Shworunner Bruce Miller told BAZAAR.com that the inspiration for the scene came out of asking what would realistically happen in a regime like Gilead, which needs to generate terror without actually harming its handmaids and their viable ovaries. As illustrated by Aunt Lydia’s “let this be a lesson” speech directly afterwards, mock executions can also be used to inspire gratitude and subservience in captives, who expect to be killed only to be spared at the last moment.
“We looked into cultures that exist now that are like Gilead, and how they threaten people, how they punish people – especially people they don’t want to hurt physically,” Miller said, noting that mock executions have been used as a form of torture for hundreds of years. “Many of our people who were taken hostage in Iraq, every morning they’d take them out and pretend to shoot them. They line you up, and you’d hear guns, you’d hear ‘one two three,’ and then they take you back to your room.”
There are numerous real-world examples of this horrific practice. British computer expert Peter Moore, who was kidnapped in Iraq in 2007 and held captive for more than two years, revealed that he and the four security guards captured along with him were subjected to regular mock executions, which saw them “placed on their knees, blindfolded, a gun pointed to their heads and a different gun firing off elsewhere in the room.”

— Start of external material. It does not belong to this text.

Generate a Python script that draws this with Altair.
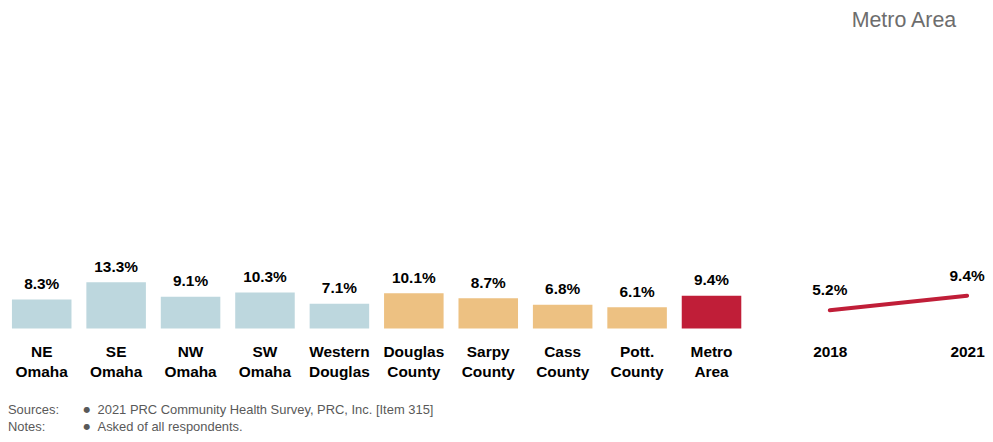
import altair as alt
import pandas as pd

regions = ["NE Omaha", "SE Omaha", "NW Omaha", "SW Omaha", "Western Douglas",
           "Douglas County", "Sarpy County", "Cass County", "Pott. County", "Metro Area"]
values = [8.3, 13.3, 9.1, 10.3, 7.1, 10.1, 8.7, 6.8, 6.1, 9.4]
groups = ["sub", "sub", "sub", "sub", "sub", "county", "county", "county", "county", "metro"]
group_names = ["sub", "county", "metro"]
group_colors = ["#BDD7DE", "#EDC182", "#C01E38"]

years = ["2018", "2021"]
trend = [5.2, 9.4]

title_text = "Metro Area"
note_heads = ["Sources:", "Notes:"]
note_texts = ["2021 PRC Community Health Survey, PRC, Inc. [Item 315]", "Asked of all respondents."]

FONT = "Liberation Sans"
H = 320
YMAX = H / 3.5

bars_df = pd.DataFrame({"region": regions, "value": values, "group": groups})
line_df = pd.DataFrame({"year": years, "value": trend})

yscale = alt.Scale(domain=[0, YMAX])
axis_style = dict(title=None, domain=False, ticks=False, labelAngle=0,
                  labelFont=FONT, labelFontSize=15.5, labelFontWeight="bold",
                  labelColor="#000000", labelPadding=16, labelLineHeight=20,
                  labelExpr="split(datum.label, ' ')")

xb = alt.X("region:N", sort=regions,
           scale=alt.Scale(paddingInner=0.2, paddingOuter=0.053, round=False),
           axis=alt.Axis(**axis_style))
yb = alt.Y("value:Q", scale=yscale, axis=None)

base = alt.Chart(bars_df)
bars = base.mark_bar().encode(
    x=xb, y=yb,
    color=alt.Color("group:N", scale=alt.Scale(domain=group_names, range=group_colors), legend=None),
)
bar_labels = base.mark_text(font=FONT, fontSize=15.5, fontWeight="bold", baseline="bottom",
                            dy=-7.5, color="#000000").transform_calculate(
    lab="format(datum.value, '.1f') + '%'").encode(x=xb, y=yb, text="lab:N")

notes_src = alt.Chart(pd.DataFrame({"d": [0]}))
heads = notes_src.mark_text(font=FONT, fontSize=13, color="#595959", align="left",
                            baseline="middle", lineHeight=18).encode(
    x=alt.value(0), y=alt.value(401.5), text=alt.value(note_heads))
bullets = notes_src.mark_text(font="DejaVu Sans", fontSize=8, color="#595959", align="center",
                              baseline="middle", lineHeight=18).encode(
    x=alt.value(79), y=alt.value(401.5), text=alt.value(["●", "●"]))
texts = notes_src.mark_text(font=FONT, fontSize=13, color="#595959", align="left",
                            baseline="middle", lineHeight=18).encode(
    x=alt.value(90), y=alt.value(401.5), text=alt.value(note_texts))

bar_chart = alt.layer(bars, bar_labels, heads, bullets, texts).properties(width=741, height=H)

xl = alt.X("year:N", sort=years, scale=alt.Scale(type="point", padding=0.094, round=False),
           axis=alt.Axis(**axis_style))
yl = alt.Y("value:Q", scale=yscale, axis=None)
lbase = alt.Chart(line_df)
line = lbase.mark_line(color="#C01E38", strokeWidth=4, strokeCap="round").encode(x=xl, y=yl)
line_labels = lbase.mark_text(font=FONT, fontSize=15.5, fontWeight="bold", baseline="bottom",
                              dy=-12, color="#000000").transform_calculate(
    lab="format(datum.value, '.1f') + '%'").encode(x=xl, y=yl, text="lab:N")
title = alt.Chart(pd.DataFrame({"t": [title_text]})).mark_text(
    font=FONT, fontSize=21.5, color="#6d6d6d", baseline="middle", align="center"
).encode(x=alt.value(87.5), y=alt.value(10.8), text="t:N")

line_chart = alt.layer(line, line_labels, title).properties(width=164, height=H)

chart = alt.hconcat(bar_chart, line_chart, spacing=67).properties(padding=0).configure(
    background="white", view=alt.ViewConfig(stroke="transparent", strokeWidth=0))

chart.save("out.html", embed_options={"renderer": "svg", "actions": False})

Following his abduction in 2012, American journalist James Foley was one of many prisoners subjected to mock executions by ISIS. His former cellmate Didier Francois recalled “seeing Foley, a Catholic, forced to pose against a wall as if he was being crucified.” Spanish journalist Javier Espinosa, who was abducted by ISIS extremists in 2013 and held for six months, said that his captors “took pleasure in telling their more than 20 hostages each day that they would be beheaded.” Counter-terrorism officials have concluded from scrutinizing video footage of ISIS hostages that “some captives appeared compliant before being killed because they had already faced repeated mock executions on camera.”
As viscerally upsetting as that opening scene is, The Handmaid’s Tale doesn’t traffic in sadism for its own sake. Every horror depicted in the show highlights something real about the world—sexual slavery, female genital mutilation, mock executions—and is all the more powerful for it.